作者
Peng Liu,Zhiyi Tang,Changxing Zhang,Xiaomin Huang,Wei Xu
摘要
Data loss has been a realistic challenge in structural health monitoring, impacting the normal evaluation of structural performance and making it difficult to detect unusual changes based on incomplete data sets. Nonuniform data loss, such as random packet loss and channel-wise loss, which are commonly seen in practice, further increases the difficulty of data reconstruction problems. Time-series-specialized deep neural networks can learn complex inherent data features of long sequences, offering a promising ability to reconstruct nonuniform data loss.

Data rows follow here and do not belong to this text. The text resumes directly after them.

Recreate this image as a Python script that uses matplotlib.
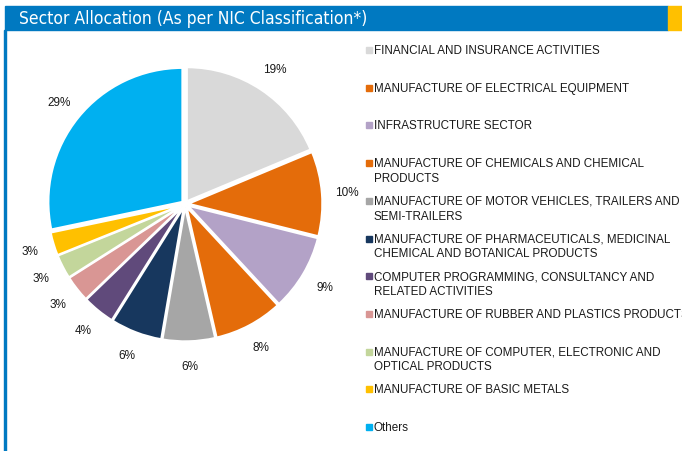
import numpy as np
import matplotlib.pyplot as plt
from matplotlib.patches import Rectangle

sectors = ["FINANCIAL AND INSURANCE ACTIVITIES",
           "MANUFACTURE OF ELECTRICAL EQUIPMENT",
           "INFRASTRUCTURE SECTOR",
           "MANUFACTURE OF CHEMICALS AND CHEMICAL\nPRODUCTS",
           "MANUFACTURE OF MOTOR VEHICLES, TRAILERS AND\nSEMI-TRAILERS",
           "MANUFACTURE OF PHARMACEUTICALS, MEDICINAL\nCHEMICAL AND BOTANICAL PRODUCTS",
           "COMPUTER PROGRAMMING, CONSULTANCY AND\nRELATED ACTIVITIES",
           "MANUFACTURE OF RUBBER AND PLASTICS PRODUCTS",
           "MANUFACTURE OF COMPUTER, ELECTRONIC AND\nOPTICAL PRODUCTS",
           "MANUFACTURE OF BASIC METALS",
           "Others"]
weights = [18.7, 10.2, 9.2, 8.3, 6.3, 6.2, 3.9, 3.2, 2.9, 2.8, 28.3]
pct_text = ["19%", "10%", "9%", "8%", "6%", "6%", "4%", "3%", "3%", "3%", "29%"]
colors = ["#D9D9D9", "#E46C0A", "#B3A2C7", "#E46C0A", "#A6A6A6", "#17375E",
          "#604A7B", "#D99694", "#C3D69B", "#FFC000", "#00B0F0"]

W, H = 682, 452
fig = plt.figure(figsize=(W / 100, H / 100), dpi=100)

# header bar + left border
fig.patches.append(Rectangle((5 / W, 1 - 31 / H), 663 / W, 24 / H, transform=fig.transFigure,
                             color="#0079C1", zorder=0))
fig.patches.append(Rectangle((668 / W, 1 - 31 / H), 14 / W, 24 / H, transform=fig.transFigure,
                             color="#FFC000", zorder=0))
fig.patches.append(Rectangle((4 / W, 0), 2 / W, 1 - 31 / H, transform=fig.transFigure,
                             color="#0079C1", zorder=0))
fig.text(19 / W, 1 - 19 / H, "Sector Allocation (As per NIC Classification*)", color="white",
         fontsize=12.5, family="DejaVu Sans", fontstretch="condensed", va="center", ha="left")

# pie
cx, cy, r = 185, 205, 134
side = 2.5 * r
ax = fig.add_axes([(cx - side / 2) / W, (H - cy - side / 2) / H, side / W, side / H])
wedges, _ = ax.pie(weights, colors=colors, startangle=90, counterclock=False,
                   explode=[0.025] * len(weights),
                   wedgeprops=dict(edgecolor="white", linewidth=1.5))
for w, t in zip(wedges, pct_text):
    ang = np.deg2rad((w.theta1 + w.theta2) / 2)
    ax.text(1.21 * np.cos(ang), 1.21 * np.sin(ang), t, ha="center", va="center",
            fontsize=8.5, family="Liberation Sans", color="#1a1a1a")
ax.set_xlim(-1.25, 1.25)
ax.set_ylim(-1.25, 1.25)

# legend
y0 = 51
step = 37.7
for i, (lab, c) in enumerate(zip(sectors, colors)):
    y = y0 + i * step
    fig.patches.append(Rectangle((366 / W, 1 - (y + 3) / H), 6 / W, 6 / H,
                                 transform=fig.transFigure, color=c))
    fig.text(374 / W, 1 - (y - 6) / H, lab, fontsize=8.4, family="Liberation Sans",
             va="top", ha="left", color="#1a1a1a", linespacing=1.3)

fig.savefig("out.png", dpi=100)
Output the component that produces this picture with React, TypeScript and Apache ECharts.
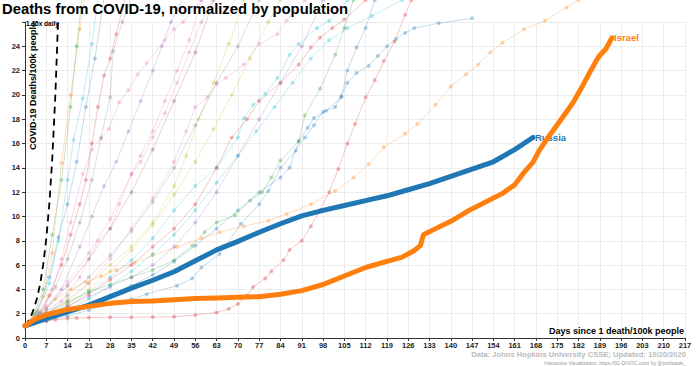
import React, { useEffect, useRef } from "react";
import * as echarts from "echarts";

const FONT = "'Liberation Sans', Arial, Helvetica, sans-serif";

type P = [number, number];

// Highlighted countries
const russia: P[] = [[0,1],[7,1.6],[14,2.15],[21,2.7],[28,3.4],[35,4.1],[42,4.75],[49,5.45],[56,6.35],[63,7.25],[70,7.95],[77,8.7],[84,9.4],[91,10.05],[98,10.5],[105,10.9],[112,11.3],[119,11.7],[126,12.2],[133,12.7],[140,13.3],[147,13.9],[154,14.5],[161,15.5],[167,16.5]];
const israel: P[] = [[0,1],[3,1.5],[7,1.9],[10,2.1],[14,2.35],[21,2.6],[28,2.85],[35,3.0],[42,3.05],[49,3.15],[56,3.25],[63,3.3],[70,3.35],[77,3.4],[84,3.6],[91,3.9],[98,4.4],[102,4.8],[105,5.1],[112,5.8],[119,6.3],[124,6.65],[128,7.2],[130,7.6],[131,8.5],[135,9.0],[140,9.6],[146,10.5],[150,11.0],[157,11.9],[161,12.6],[164,13.6],[167,14.45],[169,15.4],[172,16.5],[176,17.9],[180,19.3],[183,20.6],[186,22.0],[188.5,23.1],[191,23.8],[193,24.7]];

// 1.35x daily reference curve values
const ref135: P[] = [[0,1],[1,1.35],[2,1.82],[3,2.46],[4,3.32],[5,4.48],[6,6.05],[7,8.17],[8,11.03],[9,14.89],[10,20.11],[10.9,26.3]];

// Background countries
const bgA: P[] = [[0,1],[3,1.8],[6,3.4],[9,7],[12,14.4],[15,20],[18,25.4],[20,28.5]];
const bgB: P[] = [[0,1],[3,2],[6,4],[9,8.5],[12,13],[15,19],[17,24],[19,28.5]];
const bgC: P[] = [[0,1],[4,2],[8,4.5],[11,8],[14,13],[16,16.3],[19,19.7],[22,24.2],[24,28]];
const bgD: P[] = [[0,1],[4,2.2],[8,5],[11,8.3],[14,11],[17,14.5],[20,19],[23,23],[26,28]];
const bgE: P[] = [[0,1],[5,2],[9,4],[12,6.5],[15,9.5],[19,13.5],[22,15.5],[25,16.4],[27.5,17.2],[31,19.4],[34,20.4],[37,21.7],[40,22.6],[46,24.5],[49,25.4],[52,26],[58,27.8]];
const bgF: P[] = [[0,1],[4,1.8],[8,3.5],[12,6],[15,8.5],[18,11],[20,13],[22,16],[24,19],[26,21.6],[28,23],[30,25],[33,28]];
const bgG: P[] = [[0,1],[5,2],[10,4.2],[14,6.5],[18,9.5],[22,13],[25,16.5],[28,19.8],[29,23.6],[32,26],[35,28]];
const bgH: P[] = [[0,1],[6,2],[12,4],[18,7.5],[22,10],[26,12.5],[30,14.5],[34,17],[38,19.5],[42,22],[45,24],[48,26],[52,28]];
const bgI: P[] = [[0,1],[6,1.8],[12,3],[18,5],[24,8],[28,9],[31,11],[35,13.5],[38,14.5],[42,16.5],[46,18.5],[50,21],[54,23.5],[58,26],[62,28]];
const bgJ: P[] = [[0,1],[7,2],[14,3.2],[21,4.5],[28,6],[35,7.5],[42,9.5],[49,12.5],[53,15],[57,18],[62,21],[67,24.2],[72,27.8]];
const bgK: P[] = [[0,1],[7,1.8],[14,2.8],[21,3.8],[28,5],[35,6.4],[42,8.2],[49,10.5],[56,12.5],[63,14],[70,16.5],[72,18.1],[75,19.2],[79,20.1],[83,21.4],[87,23.3],[90,24.2],[96,25.5],[100,26.1],[106,27.8]];
const bgL: P[] = [[0,1],[7,1.7],[14,2.6],[21,3.6],[28,4.8],[35,6],[42,7.5],[49,9],[56,11],[63,14],[68,16.5],[73,18],[77,19.5],[84,21],[90,22.5],[94,23.9],[97,24.7],[101,25.5],[105,26.2],[112,27.8]];
const bgM: P[] = [[0,1],[7,2],[14,3],[21,4.5],[28,6.5],[35,9],[42,11.5],[49,14.5],[53,17],[56,19],[60,19.8],[63,20.9],[66,21.4],[72,22.5],[77,24.2],[83,25],[86,26.1],[92,27.8]];
const bgN: P[] = [[0,1],[7,1.4],[14,1.8],[21,2.3],[28,2.8],[35,3.2],[40,3.6],[50,4.3],[55,4.9],[58,5.8],[64,6.9],[71,9.4],[77,11],[80,12.1],[84,14],[89,15.4],[92,16.5],[95,17.5],[98,18.6],[102,19],[104,19.9],[106,21],[109,21.8],[113,22.4],[116,23.2],[119,24],[122,24.6],[125,25.1],[128,25.5],[136,25.9],[147,26.3]];
const bgO: P[] = [[0,1],[7,1.5],[14,2.1],[21,2.8],[28,3.5],[35,4.3],[42,5.2],[49,6.3],[56,7.6],[63,9],[70,10.5],[77,12],[84,13.2],[87,14],[90,16.2],[93,17.3],[95,18.1],[99,18.7],[104,19.8],[106,22],[109,23.9],[112,25.5],[115,27.8]];
const bgP: P[] = [[0,1],[7,2],[14,3],[21,3.8],[28,4.4],[35,5],[42,5.6],[49,6.4],[55,7.6],[59,8.7],[63,9.5],[69,10.1],[74,11.3],[78,12],[81,13.2],[84,14.6],[90,16.2],[92,18.3],[97,20.5],[102,23.3],[105,25.5],[108,27.8]];
const bgQ: P[] = [[0,1],[5,2.2],[10,3.2],[15,4],[20,4.6],[25,5.1],[30,5.6],[36,6.2],[42,6.8],[50,7.5],[58,8.2],[64,8.7],[72,9.2],[80,9.65],[86,10.2],[94,11],[102,12.1],[108,13.2],[113,14.3],[118,15.7],[125,16.8],[129,17.6],[135,19.2],[140,20.7],[145,21.7],[149,22.5],[153,23.5],[157,24.3],[164,25.4],[171,26.1],[178,27.2],[182,27.8]];
const bgR: P[] = [[0,1],[3,1.2],[7,1.4],[10,1.5],[14,1.6],[17,1.65],[21,1.68],[28,1.7],[35,1.7],[42,1.72],[49,1.75],[56,1.9],[63,2.1],[67,2.4],[70,2.8],[73,3.5],[75,4.2],[79,4.9],[81,5.5],[85,6.4],[87,7.25],[91,8],[94,9.2],[97,10.5],[100,12],[103,13.9],[106,16],[108.5,17.6],[112,19.8],[115,21.2],[118,22.8],[121.5,24.4],[125,26.6],[127,27.8]];
const bgS: P[] = [[0,1],[7,1.8],[14,2.6],[21,3.4],[28,4.2],[35,5],[42,6],[49,7.5],[56,9.5],[63,12],[70,15],[77,18],[84,21],[91,24],[98,27.8]];
const bgT: P[] = [[0,1],[7,2.2],[14,3.5],[21,5],[28,6.8],[35,8.8],[42,11.2],[49,14],[56,17.5],[63,21],[70,24],[77,27.8]];
const bgU: P[] = [[0,1],[7,2.4],[14,4.3],[21,6.5],[28,9],[35,12],[42,15.5],[49,19.5],[56,23.5],[62,27.8]];
const bgV: P[] = [[0,1],[7,1.8],[14,2.8],[21,4],[28,5.5],[35,7.2],[42,9.3],[49,11.8],[56,14.5],[62,17.2],[68,20],[74,23],[80,26],[84,27.8]];
const bgW: P[] = [[0,1],[7,1.6],[14,2.3],[21,3.2],[28,4.3],[35,5.5],[42,6.9],[49,8.5],[56,10.5],[63,12.8],[70,15],[76,17],[82,19],[88,21],[94,23],[100,24.5],[106,25.5],[114,26.5],[124,27.8]];
const bgX: P[] = [[0,1],[7,2.6],[14,4.6],[21,7],[28,9.8],[35,13.5],[38,15],[42,17],[46,19.5],[50,22],[54,24.5],[58,27.8]];

const background: P[][] = [bgA, bgB, bgC, bgD, bgE, bgF, bgG, bgH, bgI, bgJ, bgK, bgL, bgM, bgN, bgO, bgP, bgQ, bgR, bgS, bgT, bgU, bgV, bgW, bgX];
const bgColors = ["#ff7f0e", "#2ca02c", "#17becf", "#1f77b4", "#e377c2", "#d62728", "#7f7f7f", "#9467bd", "#e377c2", "#bcbd22", "#17becf", "#d62728", "#e377c2", "#1f77b4", "#1f77b4", "#2ca02c", "#ff7f0e", "#d62728", "#9467bd", "#7f7f7f", "#8c564b", "#bcbd22", "#17becf", "#e377c2"];

const TITLE = "Deaths from COVID-19, normalized by population";
const Y_TITLE = "COVID-19 Deaths/100k people";
const X_TITLE = "Days since 1 death/100k people";
const REF_LABEL = "1.35x daily";
const CREDIT = "Data: Johns Hopkins University CSSE; Updated: 10/20/2020";
const CREDIT2 = "Interactive Visualization: https://91-DIVOC.com/ by @profwade_";

export default function App() {
  const ref = useRef<HTMLDivElement>(null);
  useEffect(() => {
    if (!ref.current) return;
    const chart = echarts.init(ref.current, undefined, { renderer: "svg" });
    const bgSeries = background.map((d, i) => ({
      type: "line",
      data: d,
      clip: false,
      silent: true,
      symbol: "circle",
      symbolSize: 4,
      showSymbol: true,
      z: 1,
      lineStyle: { width: 1, color: bgColors[i], opacity: 0.26 },
      itemStyle: { color: bgColors[i], opacity: 0.32 },
    }));
    chart.setOption({
      animation: false,
      textStyle: { fontFamily: FONT },
      grid: { left: 25, right: 15, top: 22, bottom: 28, containLabel: false },
      xAxis: {
        type: "value",
        min: 0,
        max: 217,
        interval: 7,
        axisLine: { show: true, lineStyle: { color: "#333", width: 1 } },
        axisTick: { show: true, length: 3, lineStyle: { color: "#333" } },
        axisLabel: { fontSize: 7.5, fontWeight: "bold", color: "#222", margin: 3, fontFamily: FONT },
        splitLine: { show: true, lineStyle: { color: "#ededed", width: 1 } },
      },
      yAxis: {
        type: "value",
        min: 0,
        max: 26,
        interval: 2,
        axisLine: { show: true, lineStyle: { color: "#333", width: 1 } },
        axisTick: { show: true, length: 3, lineStyle: { color: "#333" } },
        axisLabel: {
          fontSize: 7.5,
          fontWeight: "bold",
          color: "#222",
          margin: 5,
          fontFamily: FONT,
          formatter: (v: number) => (v >= 26 ? "" : String(v)),
        },
        splitLine: { show: true, lineStyle: { color: "#ededed", width: 1 } },
      },
      series: [
        ...bgSeries,
        {
          type: "line",
          data: ref135,
          clip: false,
          silent: true,
          symbol: "none",
          z: 3,
          lineStyle: { color: "#000", width: 1.8, type: [7, 5] },
        },
        {
          name: "Russia",
          type: "line",
          data: russia,
          clip: false,
          symbol: "none",
          z: 5,
          lineStyle: { color: "#1f77b4", width: 5, cap: "round", join: "round" },
          itemStyle: { color: "#1f77b4" },
          endLabel: {
            show: true,
            formatter: "Russia",
            color: "#1f77b4",
            fontWeight: "bold",
            fontSize: 9.5,
            fontFamily: FONT,
            distance: 2,
          },
        },
        {
          name: "Israel",
          type: "line",
          data: israel,
          clip: false,
          symbol: "none",
          z: 6,
          lineStyle: { color: "#ff7f0e", width: 5, cap: "round", join: "round" },
          itemStyle: { color: "#ff7f0e" },
          endLabel: {
            show: true,
            formatter: "Israel",
            color: "#ff7f0e",
            fontWeight: "bold",
            fontSize: 9.5,
            fontFamily: FONT,
            distance: 2,
          },
        },
      ],
      graphic: [
        {
          type: "text",
          x: 2,
          y: 8.7,
          z: 100,
          style: { text: TITLE, font: `bold 14.8px ${FONT}`, fill: "#000", align: "left", verticalAlign: "middle" },
        },
        {
          type: "text",
          x: 33,
          y: 86,
          rotation: Math.PI / 2,
          z: 100,
          style: { text: Y_TITLE, font: `bold 9px ${FONT}`, fill: "#000", align: "center", verticalAlign: "middle" },
        },
        {
          type: "text",
          x: 26,
          y: 23,
          z: 100,
          style: { text: REF_LABEL, font: `bold 6.5px ${FONT}`, fill: "#000", align: "left", verticalAlign: "middle" },
        },
        {
          type: "text",
          x: 684,
          y: 331,
          z: 100,
          style: { text: X_TITLE, font: `bold 9px ${FONT}`, fill: "#000", align: "right", verticalAlign: "middle" },
        },
        {
          type: "text",
          x: 686,
          y: 354,
          z: 100,
          style: { text: CREDIT, font: `bold 7.6px ${FONT}`, fill: "#bbbbbb", align: "right", verticalAlign: "middle" },
        },
        {
          type: "text",
          x: 686,
          y: 362.5,
          z: 100,
          style: { text: CREDIT2, font: `5px ${FONT}`, fill: "#999999", align: "right", verticalAlign: "middle" },
        },
      ],
    });
    return () => chart.dispose();
  }, []);
  return (
    <div
      ref={ref}
      style={{ position: "absolute", left: 0, top: 0, width: 700, height: 366, background: "#fff" }}
    />
  );
}
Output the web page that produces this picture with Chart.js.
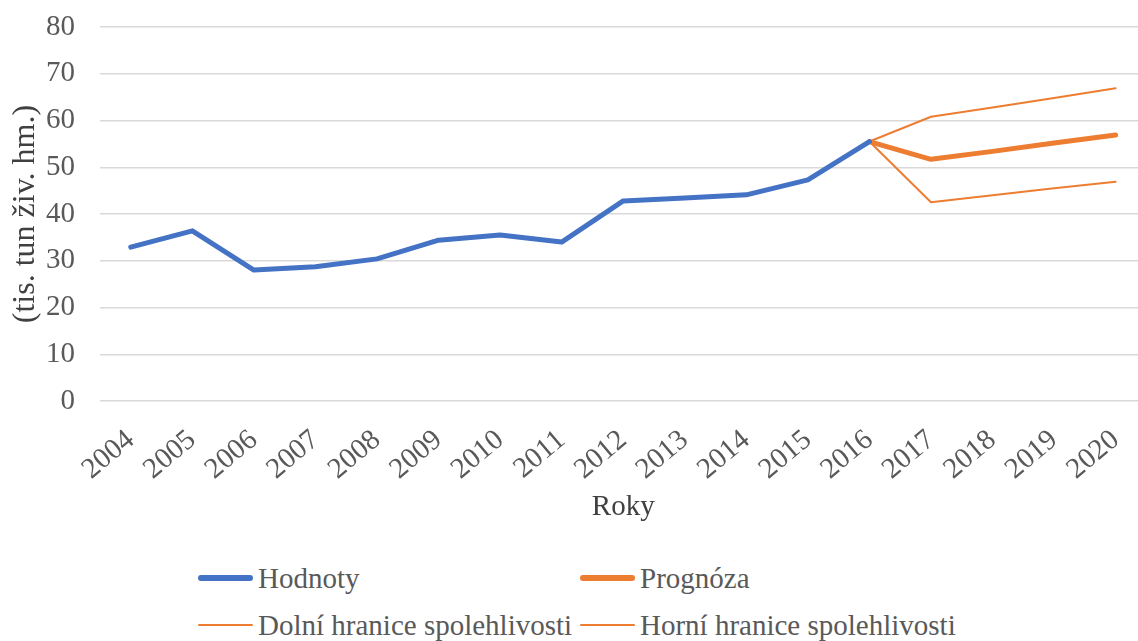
<!DOCTYPE html>
<html>
<head>
<meta charset="utf-8">
<script src="https://cdn.jsdelivr.net/npm/chart.js@4"></script>
<style>
  html, body { margin: 0; padding: 0; background: #fff; overflow: hidden; }
  #wrap { position: relative; width: 1152px; height: 641px; }
  #chartBox { position: absolute; left: 0; top: 0; width: 1152px; height: 525px; }
  #legend {
    position: absolute; left: 198px; top: 560px;
    display: grid; grid-template-columns: 382px 420px; row-gap: 11px;
    font-family: 'Liberation Serif'; font-size: 29px; color: #595959;
  }
  .item { display: flex; align-items: center; height: 36px; white-space: nowrap; }
  .swatch { width: 55px; margin-right: 5px; border-radius: 3px; }
</style>
</head>
<body>
<div id="wrap">
  <div id="chartBox"><canvas id="chart"></canvas></div>
  <div id="legend"></div>
</div>
<script>
const years = ["2004","2005","2006","2007","2008","2009","2010","2011","2012","2013","2014","2015","2016","2017","2018","2019","2020"];
const hodnoty = [32.9, 36.4, 28.0, 28.7, 30.4, 34.4, 35.5, 34.0, 42.8, 43.4, 44.1, 47.3, 55.5, null, null, null, null];
const prognoza = [null, null, null, null, null, null, null, null, null, null, null, null, 55.5, 51.7, 53.4, 55.2, 56.9];
const dolni = [null, null, null, null, null, null, null, null, null, null, null, null, 55.5, 42.5, 44.0, 45.5, 46.9];
const horni = [null, null, null, null, null, null, null, null, null, null, null, null, 55.5, 60.8, 62.8, 64.8, 66.9];
const yTicks = [0, 10, 20, 30, 40, 50, 60, 70, 80];

const BLUE = "#4472C4";
const ORANGE = "#ED7D31";
const FONT = "Liberation Serif";

function lineSet(label, data, color, width) {
    return {
        label: label, data: data, borderColor: color, backgroundColor: color,
        borderWidth: width, pointRadius: 0, tension: 0, spanGaps: false,
        borderJoinStyle: "round", borderCapStyle: "round"
    };
}

const chart = new Chart(document.getElementById("chart"), {
    type: "line",
    data: {
        labels: years,
        datasets: [
            lineSet("Hodnoty", hodnoty, BLUE, 5),
            lineSet("Prognóza", prognoza, ORANGE, 5),
            lineSet("Dolní hranice spolehlivosti", dolni, ORANGE, 2),
            lineSet("Horní hranice spolehlivosti", horni, ORANGE, 2)
        ]
    },
    options: {
        responsive: true,
        maintainAspectRatio: false,
        animation: false,
        layout: { padding: { top: 27, left: 0, right: 0, bottom: 0 } },
        plugins: { legend: { display: false }, tooltip: { enabled: false } },
        scales: {
            x: {
                offset: true,
                afterFit: (axis) => { axis.height = 124; },
                grid: { display: false },
                border: { display: false },
                ticks: {
                    color: "#595959", font: { family: FONT, size: 29 },
                    minRotation: 40, maxRotation: 40, padding: 14, autoSkip: false
                },
                title: {
                    display: true, text: "Roky", color: "#404040",
                    font: { family: FONT, size: 29 }, padding: { top: 0, bottom: 0 }
                }
            },
            y: {
                min: 0, max: 80,
                afterBuildTicks: (axis) => { axis.ticks = yTicks.map(v => ({ value: v })); },
                afterFit: (axis) => {
                    axis.width = 100;
                    axis.paddingTop = 0;
                    axis.paddingBottom = 0;
                },
                grid: { color: "#d9d9d9", lineWidth: 1.5, drawTicks: false },
                border: { display: false },
                ticks: { color: "#595959", font: { family: FONT, size: 29 }, padding: 25 },
                title: {
                    display: true, text: "(tis. tun živ. hm.)", color: "#404040",
                    font: { family: FONT, size: 32 }, padding: { top: 6, bottom: 0 }
                }
            }
        }
    }
});

// legend as a 2x2 grid built from the chart's datasets
const legendEl = document.getElementById("legend");
chart.data.datasets.forEach(ds => {
    const item = document.createElement("div");
    item.className = "item";
    const sw = document.createElement("span");
    sw.className = "swatch";
    sw.style.height = (ds.borderWidth + 0.5) + "px";
    sw.style.background = ds.borderColor;
    const txt = document.createElement("span");
    txt.textContent = ds.label;
    item.appendChild(sw);
    item.appendChild(txt);
    legendEl.appendChild(item);
});
</script>
</body>
</html>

This paper models the data reconstruction as a matrix completion problem and proposes a time-series neural networks-based method for generating a complete data matrix. Four deep neural networks are investigated, that is, Informer, bidirectional long short-term memory (Bi-LSTM), long short-term memory (LSTM), and U-Net networks. Among these, the Informer was modified to adapt to this problem by aligning the inputs of the Informer’s encoder and decoder, resulting in a uniform feature extraction mechanism and dimension. The modified Informer can capture the spatiotemporal correlations and enable the direct generation of reconstructed data from incomplete data. The proposed method was validated using experimental data from the Third International Competition for Structural Health Monitoring (IC-SHM 2022) and the Xiamen Haicang Bridge monitoring data. Multiple data loss ratios and packet size were considered, focusing on two types of nonuniform data loss: random packet loss and channel-wise loss. The results show that when reconstructing data with the simultaneous complete loss of three sensors in Haicang Bridge, the average coefficients of determination ( R 2 ) obtained by Informer, Bi-LSTM, LSTM, and U-Net are 0.979, 0.732, 0.703, and 0.764, respectively. In addition, consistent mutual importance relationships between channels were inferred from channel-wise data loss reconstruction results. The proposed method will effectively solve the challenge of reconstructing nonuniform data missing in practical engineering, ensuring data completeness for subsequent analysis algorithms.